--- start of Material ---
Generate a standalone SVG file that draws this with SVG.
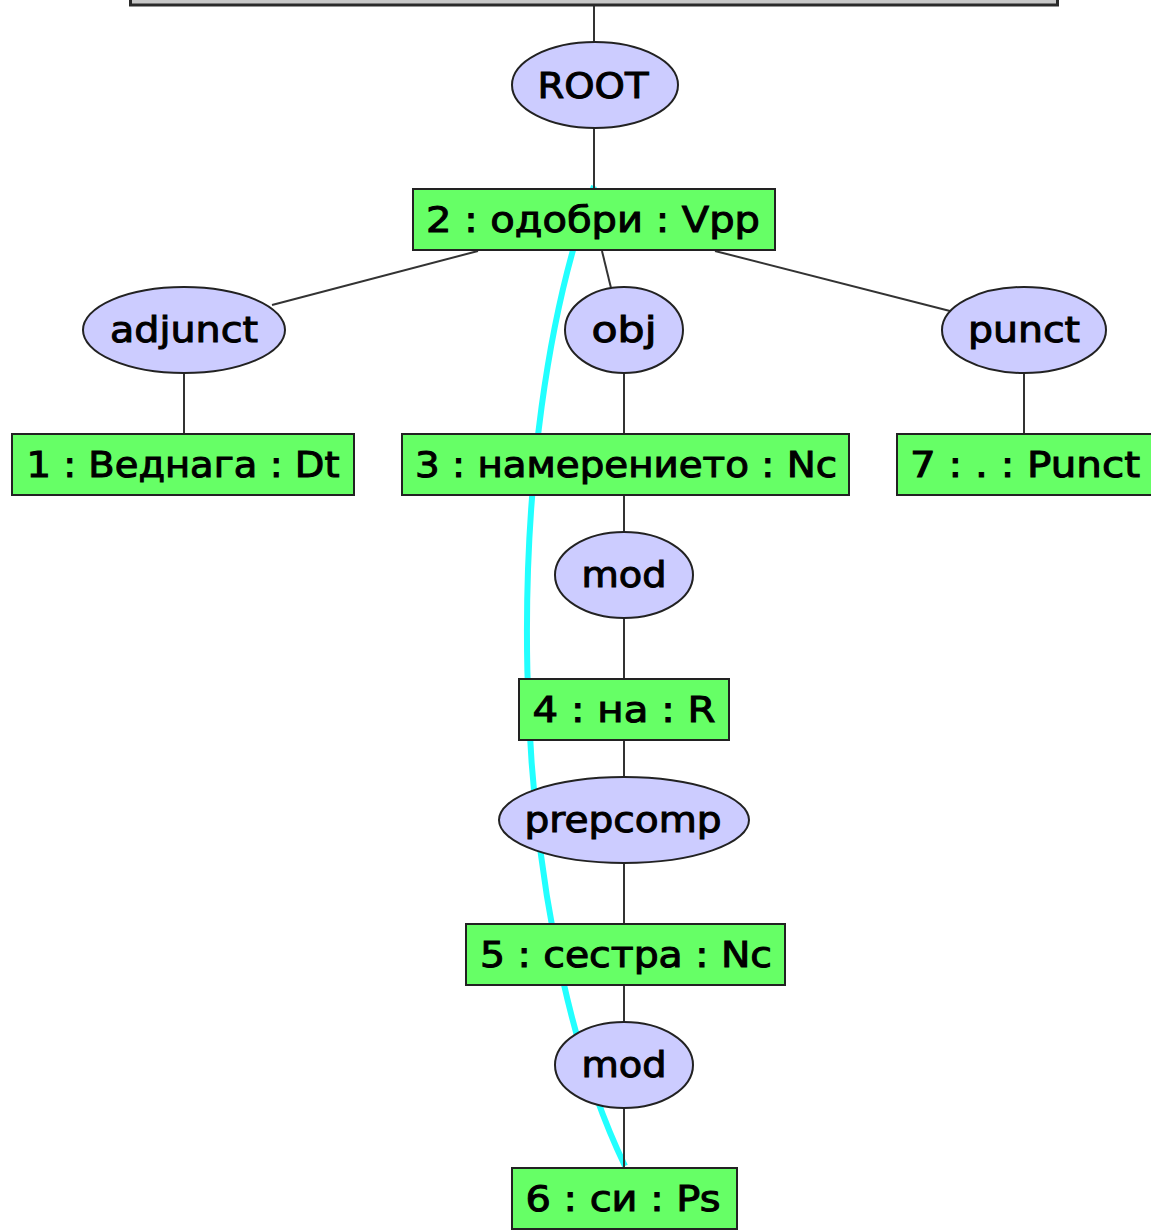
<svg xmlns="http://www.w3.org/2000/svg" width="1151" height="1230" viewBox="0 0 1151 1230">
  <style>
    .bg { fill: #ffffff; }
    .bar { fill: #c8c8c8; stroke: #2a2a2a; stroke-width: 3; }
    .word rect { fill: #66ff66; stroke: #222222; stroke-width: 2; }
    .rel ellipse { fill: #ccccff; stroke: #222222; stroke-width: 2; }
    text { font-family: "DejaVu Sans", Verdana, sans-serif; font-size: 35px; fill: #000000; stroke: #000000; stroke-width: 1; text-anchor: middle; }
    .edges line { stroke: #333333; stroke-width: 2; }
    .trace { fill: none; stroke: #22ffff; stroke-width: 6; }
  </style>

  <rect class="bg" x="0" y="0" width="1151" height="1230"/>

  <!-- highlighted path from the verb down to the possessive -->
  <path class="trace" d="M594,186 C500,433 500,906 625,1166"/>

  <!-- connectors -->
  <g id="edges" class="edges">
    <line x1="594" y1="5" x2="594" y2="42"/>
    <line x1="594" y1="128" x2="594" y2="189"/>
    <line x1="478" y1="251" x2="272" y2="305"/>
    <line x1="602" y1="251" x2="611" y2="288"/>
    <line x1="715" y1="251" x2="950" y2="311"/>
    <line x1="184" y1="373" x2="184" y2="434"/>
    <line x1="624" y1="373" x2="624" y2="434"/>
    <line x1="1024" y1="373" x2="1024" y2="434"/>
    <line x1="624" y1="495" x2="624" y2="532"/>
    <line x1="624" y1="618" x2="624" y2="679"/>
    <line x1="624" y1="740" x2="624" y2="777"/>
    <line x1="624" y1="863" x2="624" y2="924"/>
    <line x1="624" y1="985" x2="624" y2="1022"/>
    <line x1="624" y1="1108" x2="624" y2="1168"/>
  </g>

  <!-- sentence bar at the top -->
  <g id="sentence">
    <rect class="bar" x="130.5" y="-20" width="927" height="25"/>
  </g>

  <g id="root" class="rel">
    <ellipse cx="595" cy="85" rx="83" ry="43"/>
    <text x="593" y="98" textLength="111" lengthAdjust="spacingAndGlyphs">ROOT</text>
  </g>

  <g id="w2" class="word">
    <rect x="413" y="189" width="362" height="61"/>
    <text x="593" y="232" textLength="334" lengthAdjust="spacingAndGlyphs">2 : одобри : Vpp</text>
  </g>

  <g id="r-adjunct" class="rel">
    <ellipse cx="184" cy="330" rx="101" ry="43"/>
    <text x="184" y="342" textLength="148" lengthAdjust="spacingAndGlyphs">adjunct</text>
  </g>

  <g id="r-obj" class="rel">
    <ellipse cx="624" cy="330" rx="59" ry="43"/>
    <text x="624" y="342" textLength="65" lengthAdjust="spacingAndGlyphs">obj</text>
  </g>

  <g id="r-punct" class="rel">
    <ellipse cx="1024" cy="330" rx="82" ry="43"/>
    <text x="1024" y="342" textLength="112" lengthAdjust="spacingAndGlyphs">punct</text>
  </g>

  <g id="w1" class="word">
    <rect x="12" y="434" width="342" height="61"/>
    <text x="183" y="477" textLength="313" lengthAdjust="spacingAndGlyphs">1 : Веднага : Dt</text>
  </g>

  <g id="w3" class="word">
    <rect x="402" y="434" width="447" height="61"/>
    <text x="626" y="477" textLength="422" lengthAdjust="spacingAndGlyphs">3 : намерението : Nc</text>
  </g>

  <g id="w7" class="word">
    <rect x="897" y="434" width="258" height="61"/>
    <text x="1025" y="477" textLength="230" lengthAdjust="spacingAndGlyphs">7 : . : Punct</text>
  </g>

  <g id="r-mod1" class="rel">
    <ellipse cx="624" cy="575" rx="69" ry="43"/>
    <text x="624" y="587" textLength="85" lengthAdjust="spacingAndGlyphs">mod</text>
  </g>

  <g id="w4" class="word">
    <rect x="519" y="679" width="210" height="61"/>
    <text x="624" y="722" textLength="183" lengthAdjust="spacingAndGlyphs">4 : на : R</text>
  </g>

  <g id="r-prepcomp" class="rel">
    <ellipse cx="624" cy="820" rx="125" ry="43"/>
    <text x="623" y="832" textLength="197" lengthAdjust="spacingAndGlyphs">prepcomp</text>
  </g>

  <g id="w5" class="word">
    <rect x="466" y="924" width="319" height="61"/>
    <text x="626" y="967" textLength="292" lengthAdjust="spacingAndGlyphs">5 : сестра : Nc</text>
  </g>

  <g id="r-mod2" class="rel">
    <ellipse cx="624" cy="1065" rx="69" ry="43"/>
    <text x="624" y="1077" textLength="85" lengthAdjust="spacingAndGlyphs">mod</text>
  </g>

  <g id="w6" class="word">
    <rect x="512" y="1168" width="225" height="61"/>
    <text x="623" y="1211" textLength="195" lengthAdjust="spacingAndGlyphs">6 : си : Ps</text>
  </g>
</svg>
--- end of Material ---
*Do this*. Please write out all of the material above without changing a word, and omit any pictures.

*Right answer*.
Generate a standalone SVG file that draws this with SVG.
<svg xmlns="http://www.w3.org/2000/svg" width="1151" height="1230" viewBox="0 0 1151 1230">
  <style>
    .bg { fill: #ffffff; }
    .bar { fill: #c8c8c8; stroke: #2a2a2a; stroke-width: 3; }
    .word rect { fill: #66ff66; stroke: #222222; stroke-width: 2; }
    .rel ellipse { fill: #ccccff; stroke: #222222; stroke-width: 2; }
    text { font-family: "DejaVu Sans", Verdana, sans-serif; font-size: 35px; fill: #000000; stroke: #000000; stroke-width: 1; text-anchor: middle; }
    .edges line { stroke: #333333; stroke-width: 2; }
    .trace { fill: none; stroke: #22ffff; stroke-width: 6; }
  </style>

  <rect class="bg" x="0" y="0" width="1151" height="1230"/>

  <!-- highlighted path from the verb down to the possessive -->
  <path class="trace" d="M594,186 C500,433 500,906 625,1166"/>

  <!-- connectors -->
  <g id="edges" class="edges">
    <line x1="594" y1="5" x2="594" y2="42"/>
    <line x1="594" y1="128" x2="594" y2="189"/>
    <line x1="478" y1="251" x2="272" y2="305"/>
    <line x1="602" y1="251" x2="611" y2="288"/>
    <line x1="715" y1="251" x2="950" y2="311"/>
    <line x1="184" y1="373" x2="184" y2="434"/>
    <line x1="624" y1="373" x2="624" y2="434"/>
    <line x1="1024" y1="373" x2="1024" y2="434"/>
    <line x1="624" y1="495" x2="624" y2="532"/>
    <line x1="624" y1="618" x2="624" y2="679"/>
    <line x1="624" y1="740" x2="624" y2="777"/>
    <line x1="624" y1="863" x2="624" y2="924"/>
    <line x1="624" y1="985" x2="624" y2="1022"/>
    <line x1="624" y1="1108" x2="624" y2="1168"/>
  </g>

  <!-- sentence bar at the top -->
  <g id="sentence">
    <rect class="bar" x="130.5" y="-20" width="927" height="25"/>
  </g>

  <g id="root" class="rel">
    <ellipse cx="595" cy="85" rx="83" ry="43"/>
    <text x="593" y="98" textLength="111" lengthAdjust="spacingAndGlyphs">ROOT</text>
  </g>

  <g id="w2" class="word">
    <rect x="413" y="189" width="362" height="61"/>
    <text x="593" y="232" textLength="334" lengthAdjust="spacingAndGlyphs">2 : одобри : Vpp</text>
  </g>

  <g id="r-adjunct" class="rel">
    <ellipse cx="184" cy="330" rx="101" ry="43"/>
    <text x="184" y="342" textLength="148" lengthAdjust="spacingAndGlyphs">adjunct</text>
  </g>

  <g id="r-obj" class="rel">
    <ellipse cx="624" cy="330" rx="59" ry="43"/>
    <text x="624" y="342" textLength="65" lengthAdjust="spacingAndGlyphs">obj</text>
  </g>

  <g id="r-punct" class="rel">
    <ellipse cx="1024" cy="330" rx="82" ry="43"/>
    <text x="1024" y="342" textLength="112" lengthAdjust="spacingAndGlyphs">punct</text>
  </g>

  <g id="w1" class="word">
    <rect x="12" y="434" width="342" height="61"/>
    <text x="183" y="477" textLength="313" lengthAdjust="spacingAndGlyphs">1 : Веднага : Dt</text>
  </g>

  <g id="w3" class="word">
    <rect x="402" y="434" width="447" height="61"/>
    <text x="626" y="477" textLength="422" lengthAdjust="spacingAndGlyphs">3 : намерението : Nc</text>
  </g>

  <g id="w7" class="word">
    <rect x="897" y="434" width="258" height="61"/>
    <text x="1025" y="477" textLength="230" lengthAdjust="spacingAndGlyphs">7 : . : Punct</text>
  </g>

  <g id="r-mod1" class="rel">
    <ellipse cx="624" cy="575" rx="69" ry="43"/>
    <text x="624" y="587" textLength="85" lengthAdjust="spacingAndGlyphs">mod</text>
  </g>

  <g id="w4" class="word">
    <rect x="519" y="679" width="210" height="61"/>
    <text x="624" y="722" textLength="183" lengthAdjust="spacingAndGlyphs">4 : на : R</text>
  </g>

  <g id="r-prepcomp" class="rel">
    <ellipse cx="624" cy="820" rx="125" ry="43"/>
    <text x="623" y="832" textLength="197" lengthAdjust="spacingAndGlyphs">prepcomp</text>
  </g>

  <g id="w5" class="word">
    <rect x="466" y="924" width="319" height="61"/>
    <text x="626" y="967" textLength="292" lengthAdjust="spacingAndGlyphs">5 : сестра : Nc</text>
  </g>

  <g id="r-mod2" class="rel">
    <ellipse cx="624" cy="1065" rx="69" ry="43"/>
    <text x="624" y="1077" textLength="85" lengthAdjust="spacingAndGlyphs">mod</text>
  </g>

  <g id="w6" class="word">
    <rect x="512" y="1168" width="225" height="61"/>
    <text x="623" y="1211" textLength="195" lengthAdjust="spacingAndGlyphs">6 : си : Ps</text>
  </g>
</svg>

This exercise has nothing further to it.